▶ **Directions for this task**
Each line that holds the word "Write" counts once. Give the total number of such lines and nothing else.

** START OF Recorded information **

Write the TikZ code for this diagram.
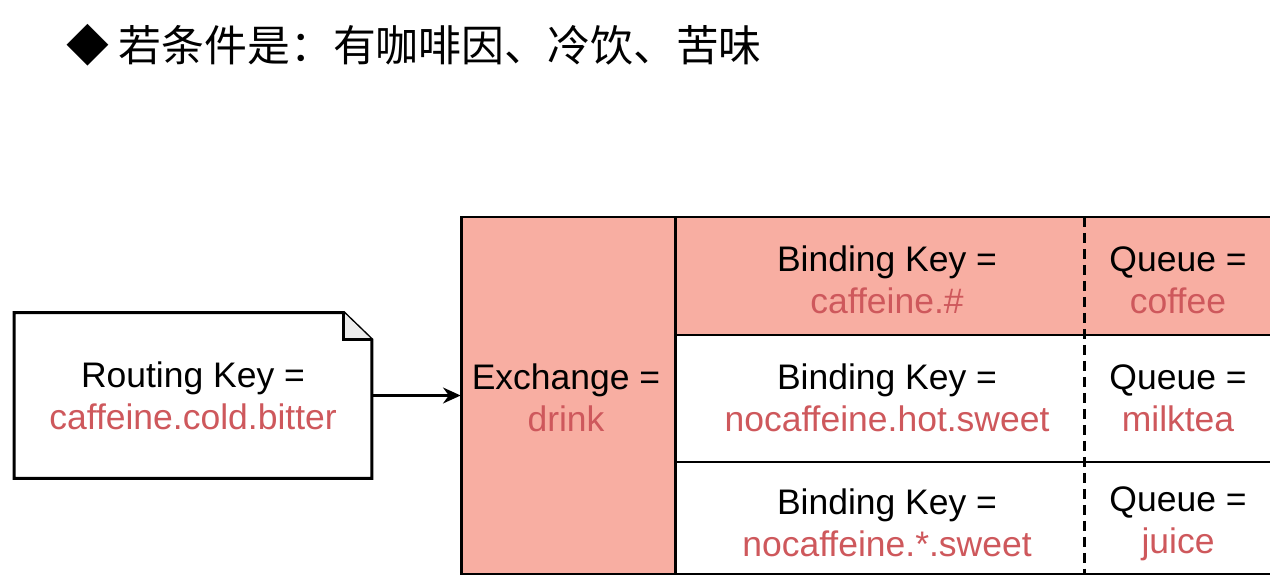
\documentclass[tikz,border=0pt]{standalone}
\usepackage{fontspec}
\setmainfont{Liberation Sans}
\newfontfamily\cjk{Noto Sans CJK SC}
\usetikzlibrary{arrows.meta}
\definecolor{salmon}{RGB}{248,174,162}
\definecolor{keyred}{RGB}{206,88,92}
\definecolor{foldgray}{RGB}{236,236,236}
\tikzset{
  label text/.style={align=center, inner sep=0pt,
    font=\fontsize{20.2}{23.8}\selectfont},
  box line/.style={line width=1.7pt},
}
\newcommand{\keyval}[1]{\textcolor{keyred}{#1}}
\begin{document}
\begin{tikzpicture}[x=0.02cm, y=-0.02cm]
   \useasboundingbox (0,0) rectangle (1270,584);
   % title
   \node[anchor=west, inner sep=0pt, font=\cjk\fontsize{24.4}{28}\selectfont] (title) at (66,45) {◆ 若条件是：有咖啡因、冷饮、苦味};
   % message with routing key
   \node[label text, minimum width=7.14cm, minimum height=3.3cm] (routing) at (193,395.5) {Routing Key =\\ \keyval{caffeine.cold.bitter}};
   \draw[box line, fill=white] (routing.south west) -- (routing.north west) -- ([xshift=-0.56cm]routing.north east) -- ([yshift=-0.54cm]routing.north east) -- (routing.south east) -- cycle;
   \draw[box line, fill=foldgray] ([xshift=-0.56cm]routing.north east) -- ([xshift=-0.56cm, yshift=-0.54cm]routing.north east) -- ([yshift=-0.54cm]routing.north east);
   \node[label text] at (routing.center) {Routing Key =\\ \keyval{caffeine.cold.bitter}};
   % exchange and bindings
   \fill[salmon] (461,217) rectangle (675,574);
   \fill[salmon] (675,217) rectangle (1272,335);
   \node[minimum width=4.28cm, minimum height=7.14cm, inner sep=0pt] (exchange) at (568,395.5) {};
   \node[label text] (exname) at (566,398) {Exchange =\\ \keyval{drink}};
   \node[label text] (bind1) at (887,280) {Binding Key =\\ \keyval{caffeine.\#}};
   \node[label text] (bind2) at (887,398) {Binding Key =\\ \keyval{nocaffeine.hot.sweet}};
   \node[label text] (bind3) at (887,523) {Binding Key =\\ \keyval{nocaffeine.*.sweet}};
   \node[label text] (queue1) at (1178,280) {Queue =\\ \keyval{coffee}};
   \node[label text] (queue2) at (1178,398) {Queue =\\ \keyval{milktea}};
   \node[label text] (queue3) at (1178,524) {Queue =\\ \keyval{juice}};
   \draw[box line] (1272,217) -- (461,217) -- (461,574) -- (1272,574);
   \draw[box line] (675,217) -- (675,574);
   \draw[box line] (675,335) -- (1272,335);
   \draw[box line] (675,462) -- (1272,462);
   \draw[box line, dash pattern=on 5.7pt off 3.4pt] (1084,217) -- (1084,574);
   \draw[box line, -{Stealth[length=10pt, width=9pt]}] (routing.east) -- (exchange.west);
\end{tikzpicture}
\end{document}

** END OF Recorded information **
** START OF Recorded information **

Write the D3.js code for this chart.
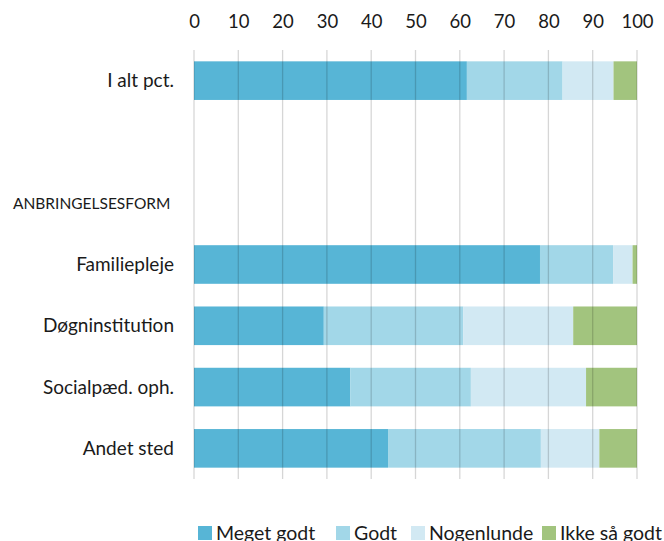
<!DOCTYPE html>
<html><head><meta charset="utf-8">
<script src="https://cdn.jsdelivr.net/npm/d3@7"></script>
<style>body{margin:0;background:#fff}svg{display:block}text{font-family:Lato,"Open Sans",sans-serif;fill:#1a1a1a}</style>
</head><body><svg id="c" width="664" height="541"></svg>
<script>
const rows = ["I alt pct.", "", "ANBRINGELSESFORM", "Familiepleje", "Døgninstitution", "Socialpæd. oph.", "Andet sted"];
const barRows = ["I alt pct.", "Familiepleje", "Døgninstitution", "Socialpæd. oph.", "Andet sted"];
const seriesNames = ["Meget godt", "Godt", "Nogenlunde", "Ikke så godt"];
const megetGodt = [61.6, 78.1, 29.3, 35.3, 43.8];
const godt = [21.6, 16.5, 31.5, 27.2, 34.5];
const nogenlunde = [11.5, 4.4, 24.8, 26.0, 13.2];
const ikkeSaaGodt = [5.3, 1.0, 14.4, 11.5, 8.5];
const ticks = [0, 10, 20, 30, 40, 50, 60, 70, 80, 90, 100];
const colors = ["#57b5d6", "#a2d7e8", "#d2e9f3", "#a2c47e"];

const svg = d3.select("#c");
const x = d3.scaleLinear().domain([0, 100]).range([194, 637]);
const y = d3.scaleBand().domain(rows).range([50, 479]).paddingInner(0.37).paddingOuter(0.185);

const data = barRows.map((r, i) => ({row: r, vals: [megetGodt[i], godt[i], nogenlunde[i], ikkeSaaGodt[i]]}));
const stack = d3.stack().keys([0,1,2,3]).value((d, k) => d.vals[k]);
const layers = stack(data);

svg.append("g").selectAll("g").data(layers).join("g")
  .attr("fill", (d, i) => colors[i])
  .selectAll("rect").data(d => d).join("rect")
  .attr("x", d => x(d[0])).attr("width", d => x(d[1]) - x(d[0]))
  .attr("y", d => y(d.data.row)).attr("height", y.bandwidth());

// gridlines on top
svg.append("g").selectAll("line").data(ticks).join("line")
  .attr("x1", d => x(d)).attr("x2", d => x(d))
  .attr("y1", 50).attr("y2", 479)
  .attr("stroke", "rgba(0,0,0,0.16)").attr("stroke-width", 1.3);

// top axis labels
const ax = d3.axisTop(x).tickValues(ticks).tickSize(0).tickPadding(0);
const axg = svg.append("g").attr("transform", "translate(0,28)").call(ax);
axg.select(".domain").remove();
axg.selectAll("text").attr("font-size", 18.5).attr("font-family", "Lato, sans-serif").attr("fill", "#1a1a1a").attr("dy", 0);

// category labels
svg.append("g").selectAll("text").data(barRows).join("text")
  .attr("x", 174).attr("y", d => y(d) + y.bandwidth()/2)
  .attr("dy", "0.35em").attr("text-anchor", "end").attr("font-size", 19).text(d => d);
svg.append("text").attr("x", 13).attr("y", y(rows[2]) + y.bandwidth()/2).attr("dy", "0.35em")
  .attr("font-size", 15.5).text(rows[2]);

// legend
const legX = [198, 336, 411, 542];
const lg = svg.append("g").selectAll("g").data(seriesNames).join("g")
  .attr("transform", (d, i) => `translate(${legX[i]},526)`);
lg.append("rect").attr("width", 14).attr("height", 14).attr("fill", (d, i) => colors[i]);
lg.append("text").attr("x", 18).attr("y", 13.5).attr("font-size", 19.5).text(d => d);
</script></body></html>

** END OF Recorded information **

▶ **Answer in full**
2